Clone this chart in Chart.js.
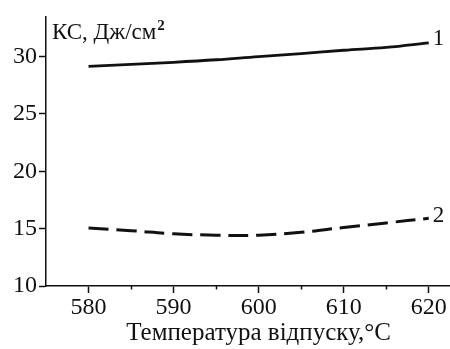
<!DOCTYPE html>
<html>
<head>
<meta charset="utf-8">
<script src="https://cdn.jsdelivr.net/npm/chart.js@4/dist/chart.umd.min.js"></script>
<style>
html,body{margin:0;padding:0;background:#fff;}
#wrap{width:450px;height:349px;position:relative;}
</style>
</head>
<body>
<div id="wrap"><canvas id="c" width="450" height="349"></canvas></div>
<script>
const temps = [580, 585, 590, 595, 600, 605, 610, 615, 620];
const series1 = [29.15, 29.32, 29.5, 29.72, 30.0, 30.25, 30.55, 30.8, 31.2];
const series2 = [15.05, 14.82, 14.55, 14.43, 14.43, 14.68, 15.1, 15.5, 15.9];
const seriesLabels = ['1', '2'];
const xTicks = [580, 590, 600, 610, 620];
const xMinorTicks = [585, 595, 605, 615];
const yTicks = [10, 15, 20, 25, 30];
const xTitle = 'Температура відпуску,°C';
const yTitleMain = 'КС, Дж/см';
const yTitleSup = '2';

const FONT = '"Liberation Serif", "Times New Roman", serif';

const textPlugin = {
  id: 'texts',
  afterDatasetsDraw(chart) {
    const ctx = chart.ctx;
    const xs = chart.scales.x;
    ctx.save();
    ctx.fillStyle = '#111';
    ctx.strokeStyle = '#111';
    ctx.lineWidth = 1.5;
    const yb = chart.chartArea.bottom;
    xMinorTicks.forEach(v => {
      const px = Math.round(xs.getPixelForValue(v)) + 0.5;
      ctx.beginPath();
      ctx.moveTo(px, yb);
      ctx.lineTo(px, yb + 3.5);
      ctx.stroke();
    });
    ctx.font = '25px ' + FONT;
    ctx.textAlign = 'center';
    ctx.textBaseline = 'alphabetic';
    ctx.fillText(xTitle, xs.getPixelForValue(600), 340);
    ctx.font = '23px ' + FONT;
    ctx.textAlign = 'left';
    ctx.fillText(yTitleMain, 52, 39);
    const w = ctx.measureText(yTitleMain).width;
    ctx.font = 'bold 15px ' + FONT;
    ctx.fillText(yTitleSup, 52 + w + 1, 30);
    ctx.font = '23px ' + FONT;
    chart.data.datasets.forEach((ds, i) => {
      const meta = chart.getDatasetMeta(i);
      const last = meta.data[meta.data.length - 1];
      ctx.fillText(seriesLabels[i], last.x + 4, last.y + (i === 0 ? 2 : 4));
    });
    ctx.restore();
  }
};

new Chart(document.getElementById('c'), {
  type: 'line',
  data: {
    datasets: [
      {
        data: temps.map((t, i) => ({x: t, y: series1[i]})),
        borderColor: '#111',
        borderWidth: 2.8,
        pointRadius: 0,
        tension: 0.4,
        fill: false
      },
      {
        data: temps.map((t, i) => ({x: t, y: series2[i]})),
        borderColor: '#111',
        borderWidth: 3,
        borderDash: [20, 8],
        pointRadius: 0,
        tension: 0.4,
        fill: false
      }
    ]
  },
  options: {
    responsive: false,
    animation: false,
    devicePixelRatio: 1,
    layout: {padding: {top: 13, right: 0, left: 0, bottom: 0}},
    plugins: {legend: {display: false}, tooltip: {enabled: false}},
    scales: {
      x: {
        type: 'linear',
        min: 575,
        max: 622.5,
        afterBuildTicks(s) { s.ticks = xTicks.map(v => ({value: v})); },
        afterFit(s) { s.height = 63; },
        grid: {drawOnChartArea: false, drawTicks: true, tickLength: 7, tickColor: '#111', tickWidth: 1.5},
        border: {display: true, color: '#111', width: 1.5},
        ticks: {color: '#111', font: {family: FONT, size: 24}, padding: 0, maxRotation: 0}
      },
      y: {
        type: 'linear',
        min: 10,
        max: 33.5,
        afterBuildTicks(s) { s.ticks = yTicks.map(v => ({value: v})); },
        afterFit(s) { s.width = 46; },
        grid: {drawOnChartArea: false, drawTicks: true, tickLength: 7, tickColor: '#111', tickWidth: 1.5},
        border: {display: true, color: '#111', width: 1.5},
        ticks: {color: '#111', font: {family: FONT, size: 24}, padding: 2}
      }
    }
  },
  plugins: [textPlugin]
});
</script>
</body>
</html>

══════

▶ AIM OF THE TASK:
All of the data above should be transcribed verbatim, with pictures omitted.

▶ SOLUTION TO THE PROBLEM:
Clone this chart in Chart.js.
<!DOCTYPE html>
<html>
<head>
<meta charset="utf-8">
<script src="https://cdn.jsdelivr.net/npm/chart.js@4/dist/chart.umd.min.js"></script>
<style>
html,body{margin:0;padding:0;background:#fff;}
#wrap{width:450px;height:349px;position:relative;}
</style>
</head>
<body>
<div id="wrap"><canvas id="c" width="450" height="349"></canvas></div>
<script>
const temps = [580, 585, 590, 595, 600, 605, 610, 615, 620];
const series1 = [29.15, 29.32, 29.5, 29.72, 30.0, 30.25, 30.55, 30.8, 31.2];
const series2 = [15.05, 14.82, 14.55, 14.43, 14.43, 14.68, 15.1, 15.5, 15.9];
const seriesLabels = ['1', '2'];
const xTicks = [580, 590, 600, 610, 620];
const xMinorTicks = [585, 595, 605, 615];
const yTicks = [10, 15, 20, 25, 30];
const xTitle = 'Температура відпуску,°C';
const yTitleMain = 'КС, Дж/см';
const yTitleSup = '2';

const FONT = '"Liberation Serif", "Times New Roman", serif';

const textPlugin = {
  id: 'texts',
  afterDatasetsDraw(chart) {
    const ctx = chart.ctx;
    const xs = chart.scales.x;
    ctx.save();
    ctx.fillStyle = '#111';
    ctx.strokeStyle = '#111';
    ctx.lineWidth = 1.5;
    const yb = chart.chartArea.bottom;
    xMinorTicks.forEach(v => {
      const px = Math.round(xs.getPixelForValue(v)) + 0.5;
      ctx.beginPath();
      ctx.moveTo(px, yb);
      ctx.lineTo(px, yb + 3.5);
      ctx.stroke();
    });
    ctx.font = '25px ' + FONT;
    ctx.textAlign = 'center';
    ctx.textBaseline = 'alphabetic';
    ctx.fillText(xTitle, xs.getPixelForValue(600), 340);
    ctx.font = '23px ' + FONT;
    ctx.textAlign = 'left';
    ctx.fillText(yTitleMain, 52, 39);
    const w = ctx.measureText(yTitleMain).width;
    ctx.font = 'bold 15px ' + FONT;
    ctx.fillText(yTitleSup, 52 + w + 1, 30);
    ctx.font = '23px ' + FONT;
    chart.data.datasets.forEach((ds, i) => {
      const meta = chart.getDatasetMeta(i);
      const last = meta.data[meta.data.length - 1];
      ctx.fillText(seriesLabels[i], last.x + 4, last.y + (i === 0 ? 2 : 4));
    });
    ctx.restore();
  }
};

new Chart(document.getElementById('c'), {
  type: 'line',
  data: {
    datasets: [
      {
        data: temps.map((t, i) => ({x: t, y: series1[i]})),
        borderColor: '#111',
        borderWidth: 2.8,
        pointRadius: 0,
        tension: 0.4,
        fill: false
      },
      {
        data: temps.map((t, i) => ({x: t, y: series2[i]})),
        borderColor: '#111',
        borderWidth: 3,
        borderDash: [20, 8],
        pointRadius: 0,
        tension: 0.4,
        fill: false
      }
    ]
  },
  options: {
    responsive: false,
    animation: false,
    devicePixelRatio: 1,
    layout: {padding: {top: 13, right: 0, left: 0, bottom: 0}},
    plugins: {legend: {display: false}, tooltip: {enabled: false}},
    scales: {
      x: {
        type: 'linear',
        min: 575,
        max: 622.5,
        afterBuildTicks(s) { s.ticks = xTicks.map(v => ({value: v})); },
        afterFit(s) { s.height = 63; },
        grid: {drawOnChartArea: false, drawTicks: true, tickLength: 7, tickColor: '#111', tickWidth: 1.5},
        border: {display: true, color: '#111', width: 1.5},
        ticks: {color: '#111', font: {family: FONT, size: 24}, padding: 0, maxRotation: 0}
      },
      y: {
        type: 'linear',
        min: 10,
        max: 33.5,
        afterBuildTicks(s) { s.ticks = yTicks.map(v => ({value: v})); },
        afterFit(s) { s.width = 46; },
        grid: {drawOnChartArea: false, drawTicks: true, tickLength: 7, tickColor: '#111', tickWidth: 1.5},
        border: {display: true, color: '#111', width: 1.5},
        ticks: {color: '#111', font: {family: FONT, size: 24}, padding: 2}
      }
    }
  },
  plugins: [textPlugin]
});
</script>
</body>
</html>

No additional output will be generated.